*Exercise instructions:* Copy from the first line below down to and including the line with "color=bgbot] (0,0) rectangle (1331,1443);". Skip the pictures.

__________________________________________________

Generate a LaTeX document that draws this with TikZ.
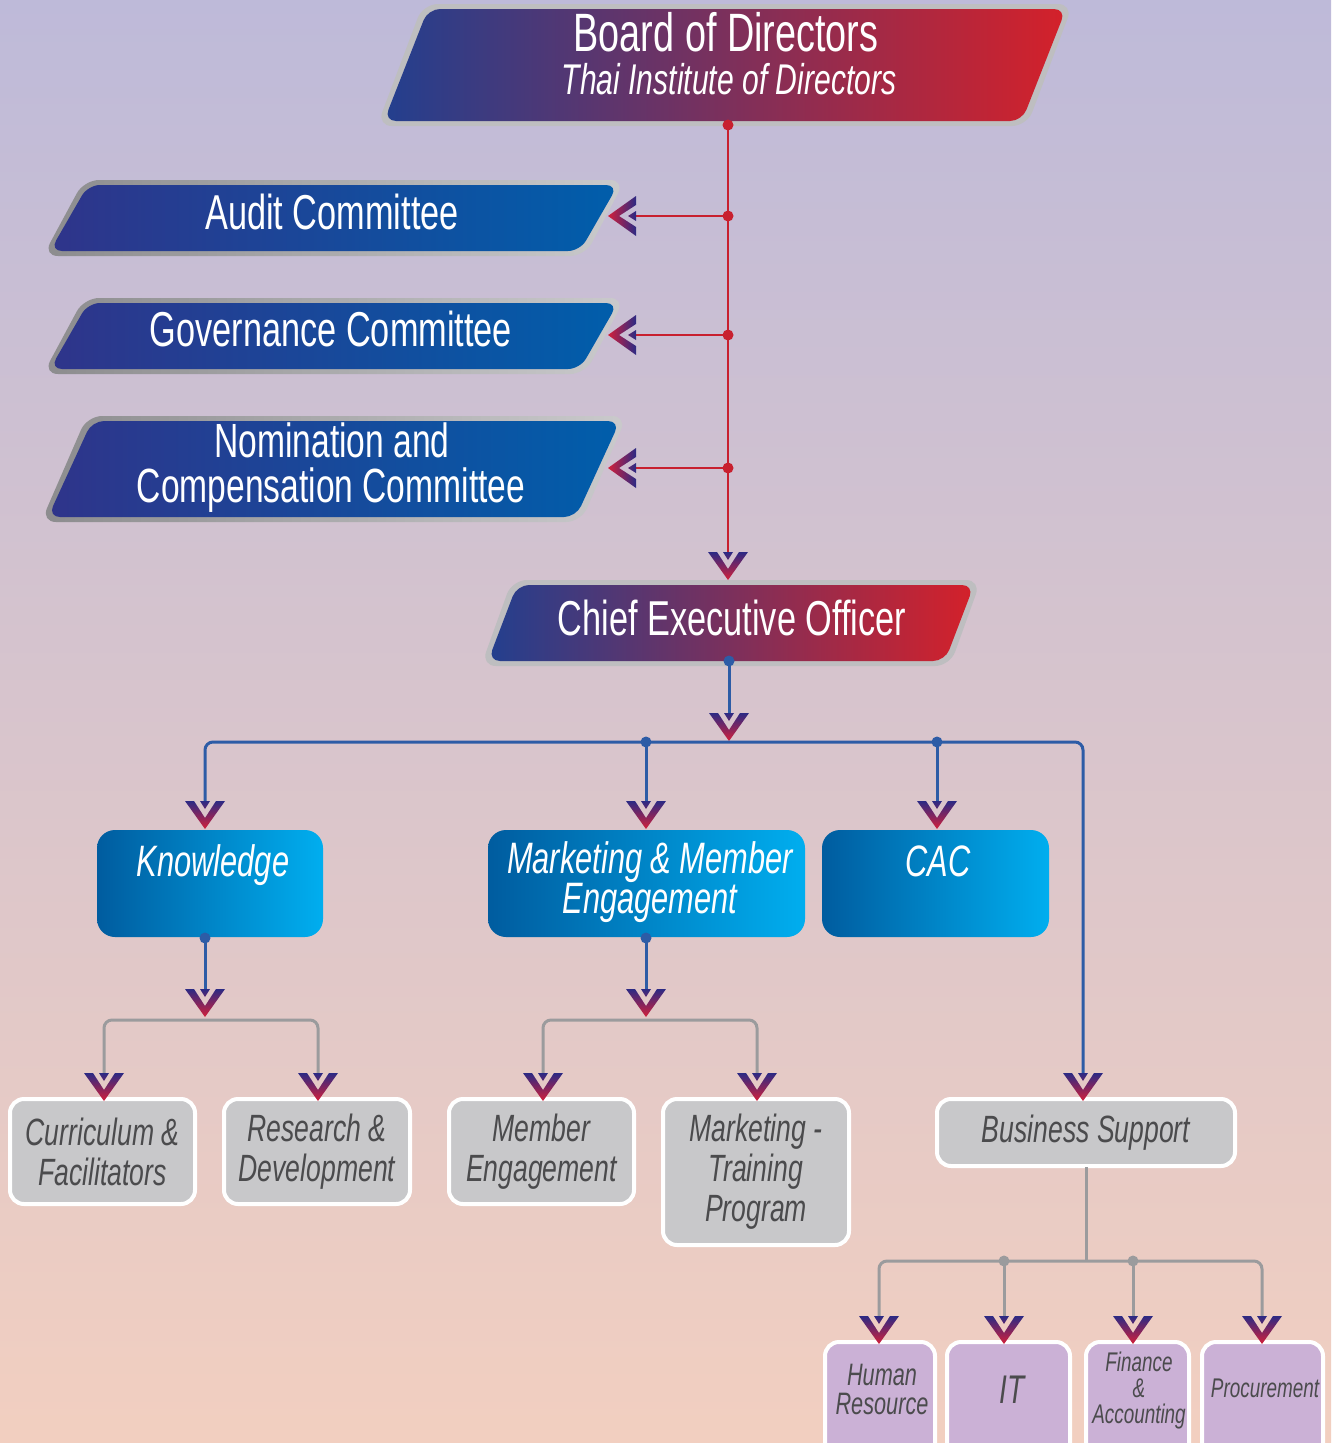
\documentclass[tikz,border=0pt]{standalone}
\usepackage{fontspec}
\setmainfont{Liberation Sans}[FakeStretch=0.7]
\definecolor{bgtop}{HTML}{BEBAD9}
\definecolor{bgbot}{HTML}{F2CFC0}
\definecolor{dblue}{HTML}{233F8E}
\definecolor{dmid}{HTML}{8B335C}
\definecolor{dred}{HTML}{D4212A}
\definecolor{cblueA}{HTML}{2F348A}
\definecolor{cblueB}{HTML}{005EAB}
\definecolor{bordA}{HTML}{8C8C8E}
\definecolor{bordB}{HTML}{CACACC}
\definecolor{bordL}{HTML}{BEBEC0}
\definecolor{bl1}{HTML}{005C9F}
\definecolor{bl2}{HTML}{00AEEF}
\definecolor{boxgray}{HTML}{C8C8CA}
\definecolor{boxpur}{HTML}{CBB1D6}
\definecolor{txtgray}{HTML}{4B4B4D}
\definecolor{lnred}{HTML}{C8202F}
\definecolor{lnblue}{HTML}{2D5CA6}
\definecolor{lngray}{HTML}{9B9B9D}
\definecolor{chA}{HTML}{2C2A84}
\definecolor{chB}{HTML}{D3203A}
\tikzset{
  redln/.style={draw=lnred, line width=2.5pt},
  blueln/.style={draw=lnblue, line width=3pt},
  grayln/.style={draw=lngray, line width=3pt},
  jdot/.style={circle, fill=#1, inner sep=0pt, minimum size=11pt},
  wtxt/.style={text=white, inner sep=0pt},
  btxt/.style={text=white, inner sep=0pt, anchor=base, font=\fontsize{44}{44}\selectfont\itshape},
  graybox/.style={fill=boxgray, draw=white, line width=4pt, rounded corners=14pt, inner sep=0pt, text=txtgray, align=center, font=\fontsize{38}{40}\selectfont\itshape},
  purbox/.style={fill=boxpur, draw=white, line width=4pt, rounded corners=14pt, inner sep=0pt},
  ptxt/.style={text=txtgray, inner sep=0pt, align=center},
  bluebox/.style={left color=bl1, right color=bl2, rounded corners=18pt, inner sep=0pt},
  chevd/.pic={\shade[top color=chA, bottom color=chB] (-20,-28) -- (-11,-28) -- (0,-11) -- (11,-28) -- (20,-28) -- (0,0) -- cycle (-5,-28) -- (5,-28) -- (0,-20) -- cycle;},
  chevl/.pic={\shade[left color=chB, right color=chA] (28,-20) -- (28,-11) -- (11,0) -- (28,11) -- (28,20) -- (0,0) -- cycle (28,-5) -- (28,5) -- (20,0) -- cycle;}
}
\begin{document}
\begin{tikzpicture}[x=1pt,y=-1pt]
\useasboundingbox (0,0) rectangle (1331,1443);
\clip (0,0) rectangle (1331,1443);
\shade[top color=bgtop,bottom color=bgbot] (0,0) rectangle (1331,1443);

% ---------- Board of Directors ----------
\fill[bordL, rounded corners=15pt] (377,126) -- (423,4) -- (1073,4) -- (1027,126) -- cycle;
\shade[left color=dblue, middle color=dmid, right color=dred, rounded corners=12pt] (384,121) -- (428,9) -- (1066,9) -- (1022,121) -- cycle;
\node[wtxt, anchor=base, font=\fontsize{54}{54}\selectfont] (boardt) at (726,51) {Board of Directors};
\node[wtxt, anchor=base, font=\fontsize{43}{43}\selectfont\itshape] (boardst) at (729,94) {Thai Institute of Directors};

% ---------- Committees ----------
\shade[left color=bordA, right color=bordB, rounded corners=15pt] (43,256) -- (84,180) -- (625,180) -- (585,256) -- cycle;
\shade[left color=cblueA, right color=cblueB, rounded corners=12pt] (50,251) -- (88,185) -- (618,185) -- (580,251) -- cycle;
\node[wtxt, anchor=base, font=\fontsize{49}{49}\selectfont] (audit) at (332,229) {Audit Committee};

\shade[left color=bordA, right color=bordB, rounded corners=15pt] (43,374) -- (84,298) -- (625,298) -- (585,374) -- cycle;
\shade[left color=cblueA, right color=cblueB, rounded corners=12pt] (50,369) -- (88,303) -- (618,303) -- (580,369) -- cycle;
\node[wtxt, anchor=base, font=\fontsize{49}{49}\selectfont] (gov) at (331,346) {Governance Committee};

\shade[left color=bordA, right color=bordB, rounded corners=15pt] (41,522) -- (87,416) -- (627,416) -- (581,522) -- cycle;
\shade[left color=cblueA, right color=cblueB, rounded corners=12pt] (48,517) -- (92,421) -- (620,421) -- (576,517) -- cycle;
\node[wtxt, anchor=base, font=\fontsize{48}{48}\selectfont] (nomA) at (332,457) {Nomination and};
\node[wtxt, anchor=base, font=\fontsize{48}{48}\selectfont] (nomB) at (331,502) {Compensation Committee};

% ---------- CEO ----------
\fill[bordL, rounded corners=15pt] (481,666) -- (512,580) -- (981,580) -- (950,666) -- cycle;
\shade[left color=dblue, middle color=dmid, right color=dred, rounded corners=12pt] (488,661) -- (517,585) -- (974,585) -- (945,661) -- cycle;
\node[wtxt, anchor=base, font=\fontsize{49}{49}\selectfont] (ceot) at (732,635) {Chief Executive Officer};

% ---------- Blue boxes ----------
\node[bluebox, minimum width=226pt, minimum height=107pt] (know) at (210,883.5) {};
\node[btxt] (knowt) at (213,876) {Knowledge};
\node[bluebox, minimum width=317pt, minimum height=107pt] (mkt) at (646.5,883.5) {};
\node[btxt] (mktA) at (650,873) {Marketing \& Member};
\node[btxt] (mktB) at (650,913) {Engagement};
\node[bluebox, minimum width=227pt, minimum height=107pt] (cac) at (935.5,883.5) {};
\node[btxt] (cact) at (938,876) {CAC};

% ---------- Gray boxes ----------
\node[graybox, minimum width=185pt, minimum height=105pt] (curr) at (102.5,1151.5) {Curriculum \&\\Facilitators};
\node[graybox, minimum width=186pt, minimum height=105pt] (resd) at (317,1151.5) {Research \&\\Development};
\node[graybox, minimum width=185pt, minimum height=105pt] (memb) at (541.5,1151.5) {Member\\Engagement};
\node[graybox, minimum width=186pt, minimum height=146pt] (mtp) at (756,1172) {Marketing -\\Training\\Program};
\node[graybox, minimum width=298pt, minimum height=67pt] (bsup) at (1086,1132.5) {Business Support};

% ---------- Purple boxes ----------
\node[purbox, minimum width=110pt, minimum height=130pt] (hr) at (880,1407) {};
\node[purbox, minimum width=123pt, minimum height=130pt] (it) at (1008.5,1407) {};
\node[purbox, minimum width=103pt, minimum height=130pt] (fin) at (1137.5,1407) {};
\node[purbox, minimum width=121pt, minimum height=130pt] (proc) at (1262.5,1407) {};
\node[ptxt, font=\fontsize{31}{29}\selectfont\itshape] (hrt) at (882,1389) {Human\\Resource};
\node[ptxt, font=\fontsize{40}{40}\selectfont\itshape] (itt) at (1012,1390) {IT};
\node[ptxt, font=\fontsize{27}{26}\selectfont\itshape] (fint) at (1139,1391) {Finance\\\&\\Accounting};
\node[ptxt, font=\fontsize{27}{27}\selectfont\itshape] (proct) at (1265,1388) {Procurement};

% ---------- Connector coordinates ----------
\coordinate (ceoin) at (728,552);
\coordinate (a1) at (636,216);
\coordinate (a2) at (636,335);
\coordinate (a3) at (636,468);
\coordinate (hubin) at (729,713);
\coordinate (hub) at (729,742);
\coordinate (kin) at (205,802);
\coordinate (min) at (646,802);
\coordinate (cin) at (937,802);
\coordinate (bsin) at (1083,1075);
\coordinate (kdn) at (205,990);
\coordinate (kj) at (205,1020);
\coordinate (currin) at (104,1075);
\coordinate (resin) at (318,1075);
\coordinate (mdn) at (646,990);
\coordinate (mj) at (646,1020);
\coordinate (membin) at (543,1075);
\coordinate (mtpin) at (757,1075);
\coordinate (bsout) at (1086,1167);
\coordinate (bsj) at (1086,1261);
\coordinate (hrin) at (879,1318);
\coordinate (itin) at (1004,1318);
\coordinate (finin) at (1133,1318);
\coordinate (procin) at (1262,1318);

% ---------- Red connectors ----------
\node[jdot=lnred] (b0) at (728,125) {};
\node[jdot=lnred] (j1) at (728,216) {};
\node[jdot=lnred] (j2) at (728,335) {};
\node[jdot=lnred] (j3) at (728,468) {};
\draw[redln] (b0.center) -- (ceoin);
\draw[redln] (j1.center) -- (a1);
\draw[redln] (j2.center) -- (a2);
\draw[redln] (j3.center) -- (a3);
\pic at (608,216) {chevl};
\pic at (608,335) {chevl};
\pic at (608,468) {chevl};
\pic at (728,580) {chevd};

% ---------- Blue connectors ----------
\node[jdot=lnblue] (c0) at (729,661) {};
\draw[blueln] (c0.center) -- (hubin);
\pic at (729,741) {chevd};
\draw[blueln, rounded corners=8pt] (kin) |- (hub) -| (bsin);
\node[jdot=lnblue] (d1) at (646,742) {};
\node[jdot=lnblue] (d2) at (937,742) {};
\draw[blueln] (d1.center) -- (min);
\draw[blueln] (d2.center) -- (cin);
\pic at (205,829) {chevd};
\pic at (646,829) {chevd};
\pic at (937,829) {chevd};
\pic at (1083,1101) {chevd};

\node[jdot=lnblue] (kd) at (205,938) {};
\draw[blueln] (kd.center) -- (kdn);
\node[jdot=lnblue] (md) at (646,938) {};
\draw[blueln] (md.center) -- (mdn);

% ---------- Gray connectors ----------
\draw[grayln, rounded corners=8pt] (currin) |- (kj) -| (resin);
\draw[grayln, rounded corners=8pt] (membin) |- (mj) -| (mtpin);
\pic at (205,1017) {chevd};
\pic at (646,1017) {chevd};
\pic at (104,1101) {chevd};
\pic at (318,1101) {chevd};
\pic at (543,1101) {chevd};
\pic at (757,1101) {chevd};

\draw[grayln] (bsout) -- (bsj);
\draw[grayln, rounded corners=8pt] (hrin) |- (bsj) -| (procin);
\node[jdot=lngray] (g1) at (1004,1261) {};
\node[jdot=lngray] (g2) at (1133,1261) {};
\draw[grayln] (g1.center) -- (itin);
\draw[grayln] (g2.center) -- (finin);
\pic at (879,1344) {chevd};
\pic at (1004,1344) {chevd};
\pic at (1133,1344) {chevd};
\pic at (1262,1344) {chevd};
\end{tikzpicture}
\end{document}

__________________________________________________

*Problem solution:*
Generate a LaTeX document that draws this with TikZ.
\documentclass[tikz,border=0pt]{standalone}
\usepackage{fontspec}
\setmainfont{Liberation Sans}[FakeStretch=0.7]
\definecolor{bgtop}{HTML}{BEBAD9}
\definecolor{bgbot}{HTML}{F2CFC0}
\definecolor{dblue}{HTML}{233F8E}
\definecolor{dmid}{HTML}{8B335C}
\definecolor{dred}{HTML}{D4212A}
\definecolor{cblueA}{HTML}{2F348A}
\definecolor{cblueB}{HTML}{005EAB}
\definecolor{bordA}{HTML}{8C8C8E}
\definecolor{bordB}{HTML}{CACACC}
\definecolor{bordL}{HTML}{BEBEC0}
\definecolor{bl1}{HTML}{005C9F}
\definecolor{bl2}{HTML}{00AEEF}
\definecolor{boxgray}{HTML}{C8C8CA}
\definecolor{boxpur}{HTML}{CBB1D6}
\definecolor{txtgray}{HTML}{4B4B4D}
\definecolor{lnred}{HTML}{C8202F}
\definecolor{lnblue}{HTML}{2D5CA6}
\definecolor{lngray}{HTML}{9B9B9D}
\definecolor{chA}{HTML}{2C2A84}
\definecolor{chB}{HTML}{D3203A}
\tikzset{
  redln/.style={draw=lnred, line width=2.5pt},
  blueln/.style={draw=lnblue, line width=3pt},
  grayln/.style={draw=lngray, line width=3pt},
  jdot/.style={circle, fill=#1, inner sep=0pt, minimum size=11pt},
  wtxt/.style={text=white, inner sep=0pt},
  btxt/.style={text=white, inner sep=0pt, anchor=base, font=\fontsize{44}{44}\selectfont\itshape},
  graybox/.style={fill=boxgray, draw=white, line width=4pt, rounded corners=14pt, inner sep=0pt, text=txtgray, align=center, font=\fontsize{38}{40}\selectfont\itshape},
  purbox/.style={fill=boxpur, draw=white, line width=4pt, rounded corners=14pt, inner sep=0pt},
  ptxt/.style={text=txtgray, inner sep=0pt, align=center},
  bluebox/.style={left color=bl1, right color=bl2, rounded corners=18pt, inner sep=0pt},
  chevd/.pic={\shade[top color=chA, bottom color=chB] (-20,-28) -- (-11,-28) -- (0,-11) -- (11,-28) -- (20,-28) -- (0,0) -- cycle (-5,-28) -- (5,-28) -- (0,-20) -- cycle;},
  chevl/.pic={\shade[left color=chB, right color=chA] (28,-20) -- (28,-11) -- (11,0) -- (28,11) -- (28,20) -- (0,0) -- cycle (28,-5) -- (28,5) -- (20,0) -- cycle;}
}
\begin{document}
\begin{tikzpicture}[x=1pt,y=-1pt]
\useasboundingbox (0,0) rectangle (1331,1443);
\clip (0,0) rectangle (1331,1443);
\shade[top color=bgtop,bottom color=bgbot] (0,0) rectangle (1331,1443);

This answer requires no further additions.